Thursday, July 1, 2010

jobs

My first week of my new pared down work week. Gym and swimming with Karen yesterday--muscles sore, but in a mentally good way. I'm taking a break from final go over a story I'm sending to England. I find myself thinking of phony jobs I could tell people I do, and who among the dwindling friends that still believe anything I say, would actually believe me. Anyway, I have taken a job(delusional thinking alarm) writing those random non sequitor security codes like " cement frog" or "toe jam sandwich". Or, how about this. Last week our landlord had an electrician install carbon monoxide sensors-a new law now. Why not bull**** sensors. A salesman comes to the door selling swamp land in New Jersey. Immediately, an intermittent screeching sound followed by a loud warning "b*******t!" fills the house. There could be a phone version that would break in upon hearing the words "time share" or "subscription".

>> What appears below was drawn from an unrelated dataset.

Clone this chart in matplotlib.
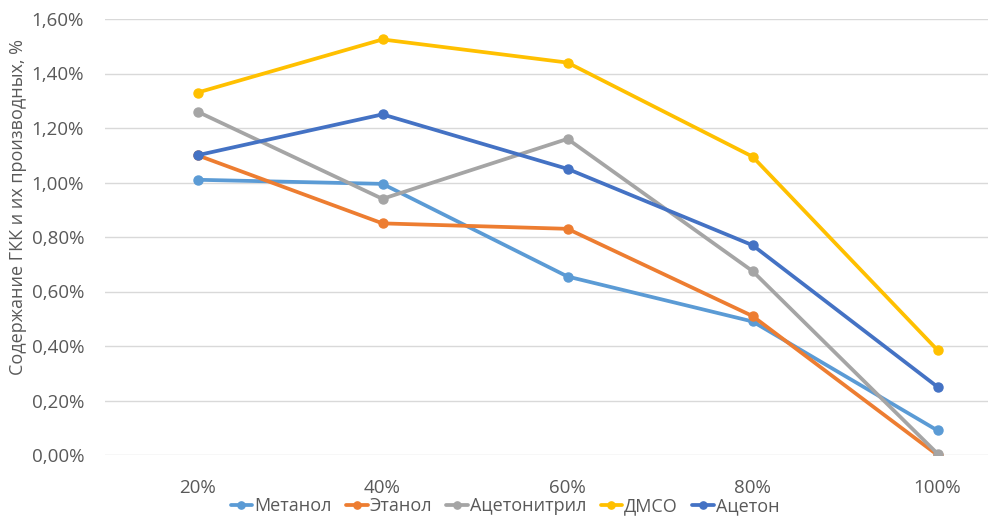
import matplotlib
matplotlib.use("Agg")
import matplotlib.pyplot as plt
from matplotlib.ticker import FuncFormatter, MultipleLocator

plt.rcParams["font.family"] = ["Open Sans", "DejaVu Sans"]

concentrations = ["20%", "40%", "60%", "80%", "100%"]

# ГКК content, % (fraction of 1)
metanol = [1.01, 0.995, 0.655, 0.49, 0.09]
etanol = [1.10, 0.85, 0.83, 0.51, 0.00]
acetonitril = [1.26, 0.94, 1.16, 0.675, 0.005]
dmso = [1.33, 1.525, 1.44, 1.095, 0.385]
aceton = [1.10, 1.25, 1.05, 0.77, 0.25]

series = [
    ("Метанол", metanol, "#5B9BD5"),
    ("Этанол", etanol, "#ED7D31"),
    ("Ацетонитрил", acetonitril, "#A5A5A5"),
    ("ДМСО", dmso, "#FFC000"),
    ("Ацетон", aceton, "#4472C4"),
]

W, H = 988, 526
fig = plt.figure(figsize=(W / 100, H / 100), dpi=100)
# category axis runs a bit past the right edge of the canvas
ax = fig.add_axes([105 / W, 1 - 455 / H, (1030 - 105) / W, (455 - 19) / H])

x = range(len(concentrations))
for name, vals, color in series:
    ax.plot(x, [v / 100 for v in vals], color=color, lw=2.7, marker="o",
            ms=6.5, label=name, solid_capstyle="round", zorder=3)

ax.set_xlim(-0.5, len(concentrations) - 0.5)
ax.set_ylim(0, 0.016)
ax.yaxis.set_major_locator(MultipleLocator(0.002))
ax.yaxis.set_major_formatter(
    FuncFormatter(lambda v, _: f"{v * 100:.2f}%".replace(".", ",")))
ax.set_xticks(list(x))
ax.set_xticklabels(concentrations)

ax.grid(axis="y", color="#D9D9D9", lw=1)
ax.set_axisbelow(True)
for s in ax.spines.values():
    s.set_visible(False)
ax.tick_params(length=0, labelsize=13.5, colors="#595959")
ax.tick_params(axis="y", pad=15)
ax.tick_params(axis="x", pad=17)

fig.text(18 / W, 1 - 207 / H, "Содержание ГКК и их производных, %",
         rotation=90, va="center", ha="center", fontsize=13, color="#595959")

leg = fig.legend(loc="center", bbox_to_anchor=(505 / W, 1 - 506 / H), ncol=5,
                 frameon=False, fontsize=13, handlelength=1.2,
                 handletextpad=0.1, columnspacing=0.8, markerscale=0.8)
for t in leg.get_texts():
    t.set_color("#595959")

fig.savefig("out.png", dpi=100)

My late much loved Janet from Norwegian told this joke from her old country. Two friends get laid of from the factory and go the unemployment office to get a temporary check. Olaf goes in the office first while Eric stays in the car. Olaf meets the benefits manager to find out how much he will get from unemployment insurance. He comes back to the car all happy and tells Eric that he will be given 400.00 a week. "Wow" said Eric. "If you got that much and you are only my assistant, I'm going to get a lot more!" So Eric meets with the manager who asks him what he does for a living. Eric answered, "I run a sewing machine that sews ladies undergarments." The manager looked in his book and said, "As a sewing machine operator you will receive 200.00 a week." What! You gave my friend Olaf 400.00 a week."
"Olaf told me he was a diesel fitter--that's quite a responsible job in the official book" "Diesel Fitter", shouted Eric. I sew the woman's panties and Olaf puts them over his head and says "Diesel Fitter". Oh well--a nap and then back at it.